Just as I was at risk of thinking Finland could do no wrong, it was revealed that the Finnish system is not entirely immune to the dangers of global capitalism. Against the wishes of staff and young people, the centre is being closed to make way for more high-end city centre shopping spaces. Although far from ideal for the 'Children of the Station, there is at least some back up. Finland's Youth Act authorises the financing of youth work and policy as well as investment in youth facilities, support for youth research and support for international youth co-operation. The likelihood is that an alternative venue will be found. Scotland meanwhile, has never had a Youth (Scotland) Act, and I wondered if having one would raise the value attributed to essential youth services which wrap around formal education.
One such example was on display at the Helsinki Missio. They provide crisis counselling to young people, families and older people to combat loneliness. In addition to their team of certified counselors, their 800 volunteers extend support to help participants build positive pathways out of crisis. A maximum two-day response to counselling requests seems a far cry from the long waiting lists for mental health services, which we've grown accustomed to.
Overall, the study visit showed that while Finland has been building itself up to protect young people and families from the negative effects of the banking collapse, Scotland - often hailed as the birth place of modern youth work, has been in quiet meltdown. I regularly come across youth organisations juggling upwards of 20 funding streams at any one time. With so many outcomes to evidence it's little wonder that leaders have learned to appear innovative to one funder, count young people entering the building for another funder; while being coerced by funding criteria into claiming that youth work can single-handedly solve Scotland's addiction, crime, mental health and unemployment issues.
In reality we've created all the conditions that are counter to making Scotland the best place to grow up.
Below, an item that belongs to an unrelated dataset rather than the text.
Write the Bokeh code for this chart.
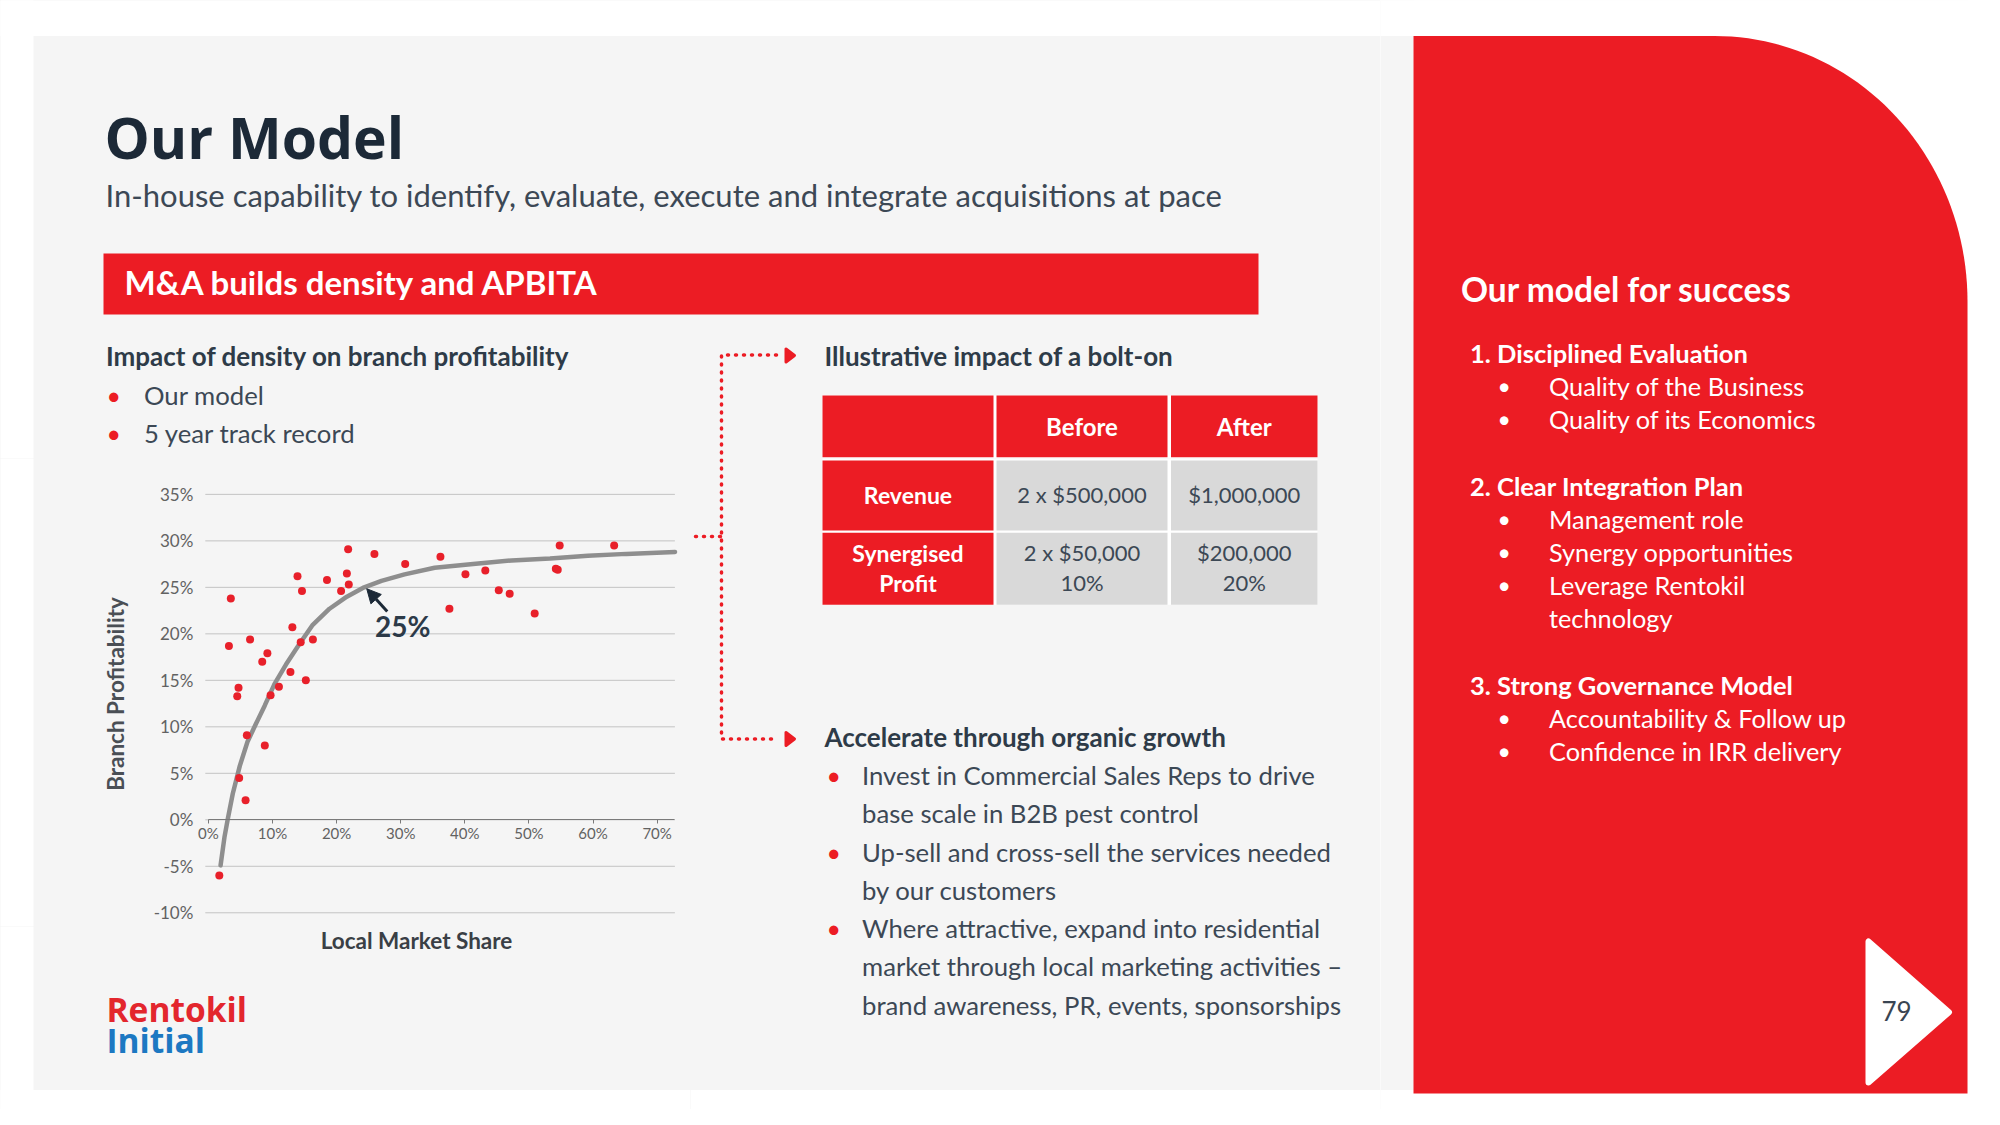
import numpy as np
from bokeh.plotting import figure
from bokeh.layouts import row, column
from bokeh.models import Range1d, FixedTicker, PrintfTickFormatter, Arrow, NormalHead
from bokeh.core.properties import value
from bokeh.embed import file_html
from bokeh.resources import INLINE

# ---------------- data ----------------
share = [1.7, 3.5, 3.2, 4.7, 4.5, 4.8, 5.8, 6.0, 6.5, 8.4, 8.8, 9.2, 9.7, 11.0, 12.8, 13.1,
         13.9, 14.4, 14.6, 15.2, 16.3, 18.5, 20.7, 21.6, 21.8, 21.9, 25.9, 30.7, 36.2, 37.6,
         40.1, 43.2, 45.3, 47.0, 50.9, 54.2, 54.5, 54.8, 63.3]
profit = [-6.0, 23.8, 18.7, 14.2, 13.3, 4.5, 2.1, 9.1, 19.4, 17.0, 8.0, 17.9, 13.4, 14.3, 15.9, 20.7,
          26.2, 19.1, 24.6, 15.0, 19.4, 25.8, 24.6, 26.5, 29.1, 25.3, 28.6, 27.5, 28.3, 22.7,
          26.4, 26.8, 24.7, 24.3, 22.2, 27.0, 26.9, 29.5, 29.5]
trend_x = [1.9, 2.5, 3.0, 3.8, 4.9, 6.1, 7.4, 8.8, 10.3, 12.1, 14.2, 16.2, 18.9, 21.6, 24.3,
           27.0, 30.6, 35.3, 41.3, 47.3, 53.3, 59.2, 65.2, 72.8]
trend_y = [-4.9, -1.9, 0.0, 2.8, 5.8, 8.4, 10.3, 12.3, 14.6, 16.7, 18.9, 20.9, 22.7, 24.0, 25.0,
           25.7, 26.4, 27.1, 27.5, 27.9, 28.1, 28.4, 28.6, 28.8]
x_ticks = [0, 10, 20, 30, 40, 50, 60, 70]
y_ticks = [-10, -5, 0, 5, 10, 15, 20, 25, 30, 35]
knee_label = "25%"
x_title = "Local Market Share"
y_title = "Branch Profitability"

title = "Our Model"
subtitle = "In-house capability to identify, evaluate, execute and integrate acquisitions at pace"
band_title = "M&A builds density and APBITA"
left_heading = "Impact of density on branch profitability"
left_bullets = ["Our model", "5 year track record"]
bolt_heading = "Illustrative impact of a bolt-on"
table_header = ["", "Before", "After"]
table_row_labels = [["Revenue"], ["Synergised", "Profit"]]
before_vals = [["2 x $500,000"], ["2 x $50,000", "10%"]]
after_vals = [["$1,000,000"], ["$200,000", "20%"]]
organic_heading = "Accelerate through organic growth"
organic_bullets = [
    ["Invest in Commercial Sales Reps to drive", "base scale in B2B pest control"],
    ["Up-sell and cross-sell the services needed", "by our customers"],
    ["Where attractive, expand into residential", "market through local marketing activities \u2013",
     "brand awareness, PR, events, sponsorships"],
]
panel_title = "Our model for success"
panel_sections = [
    ("1. Disciplined Evaluation", [["Quality of the Business"], ["Quality of its Economics"]]),
    ("2. Clear Integration Plan", [["Management role"], ["Synergy opportunities"],
                                   ["Leverage Rentokil", "technology"]]),
    ("3. Strong Governance Model", [["Accountability & Follow up"], ["Confidence in IRR delivery"]]),
]
page_number = "79"
logo_words = ["Rentokil", "Initial"]

# ---------------- style ----------------
RED = "#ec1c24"
GRAY_BG = "#f5f5f5"
CELL = "#d9d9d9"
TXT = "#3c4855"
DARK = "#1c2937"
HEAD = "#2e3b48"
BODY_FONT = "Lato"

# ---------------- text items in page coordinates (y = visual centre) ----------------
texts = []

def add_text(x, y, t, size, color=TXT, bold=False, font=BODY_FONT, align="left"):
    texts.append(dict(x=x, y=y - 1, t=t, size=size, color=color, bold=bold, font=font, align=align))

add_text(104, 137, title, 57, DARK, True, "Open Sans")
add_text(105, 195, subtitle, 31)
add_text(124, 282.5, band_title, 33, "white", True)
add_text(105.5, 356.5, left_heading, 26, HEAD, True)
for i, b in enumerate(left_bullets):
    yb = 395 + 38.5 * i
    add_text(106, yb, "\u2022", 25, RED)
    add_text(143.5, yb, b, 25.7)
add_text(824, 356, bolt_heading, 26, HEAD, True)
add_text(824, 737.3, organic_heading, 26, HEAD, True)
k = 0
for lines in organic_bullets:
    for j, ln in enumerate(lines):
        yb = 775.5 + 38.25 * k
        if j == 0:
            add_text(826, yb, "\u2022", 25, RED)
        add_text(861.5, yb, ln, 25.7)
        k += 1

add_text(1460.5, 289, panel_title, 33.5, "white", True)
k = 0
for head, items in panel_sections:
    add_text(1469.5, 353.3 + 33.2 * k, head, 25.5, "white", True)
    k += 1
    for item in items:
        for j, ln in enumerate(item):
            yb = 353.3 + 33.2 * k
            if j == 0:
                add_text(1497, yb, "\u2022", 23, "white")
            add_text(1548.5, yb, ln, 25.3, "white")
            k += 1
    k += 1
add_text(1896, 1011.7, page_number, 26, "#3a4552", align="center")
add_text(106, 1009, logo_words[0], 33.5, "#e3262d", True, "Open Sans")
add_text(106, 1040.5, logo_words[1], 33.5, "#1c78c2", True, "Open Sans")
add_text(416, 941, x_title, 22.5, "#3a3f45", True, "Lato", "center")

# table geometry
col_edges = [(822, 993), (996, 1167), (1170.5, 1317)]
row_edges = [(395, 456.7), (460, 530), (532.3, 604.3)]
for ci, h in enumerate(table_header):
    if h:
        cx = (col_edges[ci][0] + col_edges[ci][1]) / 2
        add_text(cx, 426.7, h, 24, "white", True, align="center")
for ri in range(len(table_row_labels)):
    r0, r1 = row_edges[ri + 1]
    cy = (r0 + r1) / 2
    for ci, cell in enumerate([table_row_labels[ri], before_vals[ri], after_vals[ri]]):
        cx = (col_edges[ci][0] + col_edges[ci][1]) / 2
        n = len(cell)
        for j, ln in enumerate(cell):
            yb = cy + (j - (n - 1) / 2) * 30
            if ci == 0:
                add_text(cx, yb, ln, 23, "white", True, align="center")
            else:
                add_text(cx, yb, ln, 22, TXT, False, align="center")


def draw_shapes(p):
    # white page margin around the slide panels (figure background is the panel grey)
    p.quad(left=[-20, -20, -20, 1967, 1413], right=[33, 2010, 2010, 2010, 2010],
           top=[-20, -20, 1089.5, -20, -20], bottom=[1130, 35.5, 1130, 1130, 301],
           color="white", line_color=None)
    t = np.linspace(np.pi / 2, 0, 48)
    cx, cy, rx, ry = 1714, 301, 253, 265.5
    xs = [1413] + list(cx + rx * np.cos(t)) + [1967, 1413]
    ys = [35.5] + list(cy - ry * np.sin(t)) + [1093, 1093]
    p.patch(xs, ys, color=RED, line_color=None)
    # band
    p.quad(left=[103], right=[1258], top=[253], bottom=[314], color=RED, line_color=None)
    # table
    p.quad(left=[822], right=[1317], top=[395], bottom=[604.3], color="white", line_color=None)
    for ri, (r0, r1) in enumerate(row_edges):
        for ci, (c0, c1) in enumerate(col_edges):
            fill = RED if (ri == 0 or ci == 0) else CELL
            p.quad(left=[c0], right=[c1], top=[r0], bottom=[r1], color=fill, line_color=None)
    # dotted connectors
    p.line([776, 721, 721, 777], [354.5, 354.5, 738.5, 738.5], line_color=RED, line_width=3.5,
           line_dash="1 7", line_cap="round")
    p.line([695, 721], [536, 536], line_color=RED, line_width=3.5, line_dash="1 7", line_cap="round")
    for yc in (355, 738.5):
        p.patch([785.5, 785.5, 794], [yc - 6.5, yc + 6.5, yc], color=RED, line_color=RED,
                line_width=3, line_join="round")
    # page number triangle
    p.patch([1868, 1868, 1948.5], [941, 1082, 1011.7], color="white", line_color="white",
            line_width=6, line_join="round")


def page_fig(x0, x1, y0, y1):
    p = figure(width=int(x1 - x0), height=int(y1 - y0), x_range=Range1d(x0, x1),
               y_range=Range1d(y1, y0), output_backend="svg", toolbar_location=None,
               x_axis_type=None, y_axis_type=None, min_border=0, outline_line_color=None,
               background_fill_color=GRAY_BG, border_fill_color=GRAY_BG)
    draw_shapes(p)
    for it in texts:
        if x0 <= it["x"] < x1 and y0 <= it["y"] < y1:
            p.text(x=[it["x"]], y=[it["y"]], text=[it["t"]], text_font=value(it["font"]),
                   text_font_size=f"{it['size']}px",
                   text_font_style="bold" if it["bold"] else "normal",
                   text_color=it["color"], text_align=it["align"], text_baseline="middle")
    return p


SPLIT_Y, SPLIT_X, CHART_BOTTOM, MID_X = 458, 1380, 926, 690
top_fig = page_fig(0, SPLIT_X, 0, SPLIT_Y)
left_fig = page_fig(0, 80, SPLIT_Y, CHART_BOTTOM)
bottom_left = page_fig(0, MID_X, CHART_BOTTOM, 1109)
mid_fig = page_fig(MID_X, SPLIT_X, SPLIT_Y, 1109)
right_fig = page_fig(SPLIT_X, 1984, 0, 1109)

# ---------------- scatter chart (frame fills its canvas) ----------------
PX_X, ZERO_X = 6.41, 207.9      # px per % and page x of 0%
PX_Y, ZERO_Y = 9.298, 819.3     # px per % and page y of 0%
sp = figure(width=MID_X - 80, height=CHART_BOTTOM - SPLIT_Y,
            x_range=Range1d((80 - ZERO_X) / PX_X, (MID_X - ZERO_X) / PX_X),
            y_range=Range1d((ZERO_Y - CHART_BOTTOM) / PX_Y, (ZERO_Y - SPLIT_Y) / PX_Y),
            output_backend="svg", toolbar_location=None, min_border=0,
            background_fill_color=GRAY_BG, border_fill_color=GRAY_BG, outline_line_color=None)
sp.xgrid.visible = False
sp.ygrid.visible = False
grid_lo, grid_hi = (204.8 - ZERO_X) / PX_X, (674.4 - ZERO_X) / PX_X
sp.segment(x0=grid_lo, x1=grid_hi, y0=y_ticks, y1=y_ticks, line_color="#c3c3c3", line_width=1)

sp.yaxis.fixed_location = grid_lo
sp.yaxis.bounds = (-10, 37)
sp.yaxis.ticker = FixedTicker(ticks=y_ticks)
sp.yaxis.formatter = PrintfTickFormatter(format="%d%%")
sp.yaxis.axis_line_color = None
sp.yaxis.major_tick_line_color = None
sp.yaxis.minor_tick_line_color = None
sp.yaxis.major_label_standoff = 6
sp.yaxis.major_label_text_font = "Lato"
sp.yaxis.major_label_text_font_size = "17px"
sp.yaxis.major_label_text_color = "#626262"
sp.yaxis.axis_label = y_title
sp.yaxis.axis_label_standoff = 22
sp.yaxis.axis_label_text_font = "Lato"
sp.yaxis.axis_label_text_font_size = "22.5px"
sp.yaxis.axis_label_text_font_style = "bold"
sp.yaxis.axis_label_text_color = "#4a4f55"

sp.xaxis.fixed_location = 0
sp.xaxis.bounds = (0, grid_hi)
sp.xaxis.ticker = FixedTicker(ticks=x_ticks)
sp.xaxis.formatter = PrintfTickFormatter(format="%d%%")
sp.xaxis.axis_line_color = "#7a7a7a"
sp.xaxis.axis_line_width = 1
sp.xaxis.major_tick_line_color = "#7a7a7a"
sp.xaxis.major_tick_in = 0
sp.xaxis.major_tick_out = 4
sp.xaxis.minor_tick_line_color = None
sp.xaxis.major_label_standoff = 0
sp.xaxis.major_label_text_font = "Lato"
sp.xaxis.major_label_text_font_size = "15px"
sp.xaxis.major_label_text_color = "#626262"

sp.line(trend_x, trend_y, line_color="#8e8e8e", line_width=4.5, line_cap="round")
sp.scatter(share, profit, size=8, color="#e8202a", line_color=None)
sp.add_layout(Arrow(end=NormalHead(size=14, fill_color=DARK, line_color=DARK),
                    x_start=27.9, y_start=22.4, x_end=24.7, y_end=24.85,
                    line_color=DARK, line_width=3))
sp.text(x=[30.3], y=[20.8], text=[knee_label], text_font=value("Lato"), text_font_size="28px",
        text_font_style="bold", text_color="#2c3a48", text_align="center", text_baseline="middle")

bg = {"background-color": GRAY_BG}
layout = row(
    column(top_fig,
           row(column(row(left_fig, sp, spacing=0, styles=bg), bottom_left, spacing=0, styles=bg),
               mid_fig, spacing=0, styles=bg),
           spacing=0, styles=bg),
    right_fig, spacing=0)

open("out.html", "w").write(file_html(layout, INLINE))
If youth organisations were able to be more open they would speak of shifting buckets to catch the drips from the leaky roof; while writing the next round of redundancy notices. Amidst the uncertainty youth workers in Scotland do everything within their means to give young people the positive adult relationships they need. If we genuinely desire a highly regarded, healthy and thriving youth work to sector to become a reality, there may be challenging questions to contemplate, such as:
Are we prepared to agree a national long-term vision for young people, that cannot be diverted by successive governments?
Should there be a Youth (Scotland) Act that sets out the terms of support and investment for youth work across the whole of Scotland?
Should the government and funders of youth services give youth work professionals the autonomy to do their work effectively, without demanding disproportionate levels of evidence for ever-changing outcomes?
Should the government commit to long-term core investment of youth work, so that other funding and lottery investment is supplementary?
Are we prepared to pay higher taxes for better youth services?
Scotland's Year of Young People (2018) is a good time to start a conversation on the future of youth work. Finland shows us that we can and should demand better. All views on the way forward are welcome!